California: Boeing shutting down C-17 military transport production early

 Boeing will shut down production of the last major aircraft built in California in mid-2015, three months earlier than it had predicted, the company said Monday.

The closure of production at Boeing's 1.1 million-square-foot assembly plant in Long Beach will mark the end of production of large aircraft in California, once the center of the aircraft industry in the United States.

The C-17 Globemaster III, a four-engine military transport, is the last large aircraft built in the state that once boasted large aircraft factories in Santa Monica, Long Beach, San Diego, Burbank and Palmdale.

Boeing built 223 C-17s for the U.S. Air Force as well as multiple transports for Australia, the United Kingdom, NATO, Canada, India, Qatar, United Arab Emirates and Kuwait.

The production shutdown will idle some 2,200 workers who work on the C-17 assembly line. Some will be offered jobs at other Boeing facilities.

Boeing acquired the C-17 and the Long Beach aircraft assembly plants when it merged with McDonnell Douglas in 1996.  The C-17, a four-engine, high-wing plane, can carry large military vehicles, combat troops and cargo.

Boeing operated McDonnell-Douglas's commercial airplane production facilities at Long Beach for several years building the Boeing 717 twin jet.  Those production plants had built hundreds of commercial jets including the DC-8, DC-10, MD-11, DC-9, MD-80 and MD-90.

The C-17, which was built in a plant on the opposite side of the Long Beach Airport from the former commercial airliner assembly plant,  is the principal aircraft stationed at Pierce County's Joint Base Lewis McChord.
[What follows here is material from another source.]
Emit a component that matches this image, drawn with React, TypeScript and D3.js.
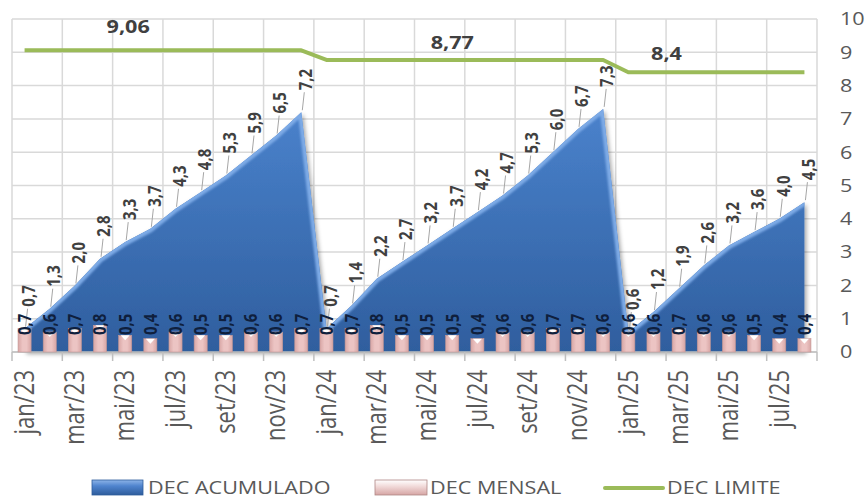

Boeing reportedly considered using the Long Beach plant as a site to build its upcoming 777X, but decided to build that long-range, twin-engine aircraft at Everett after Machinists Union members agreed to a long-term contract with modest increases in pay and benefits.

The C-17 production halt isn't the only assembly shutdown Boeing is facing.  Unless the company receives more orders for its F/A-18 fighter soon, Boeing may shutter the company's production line in St. Louis, Mo. by 2017.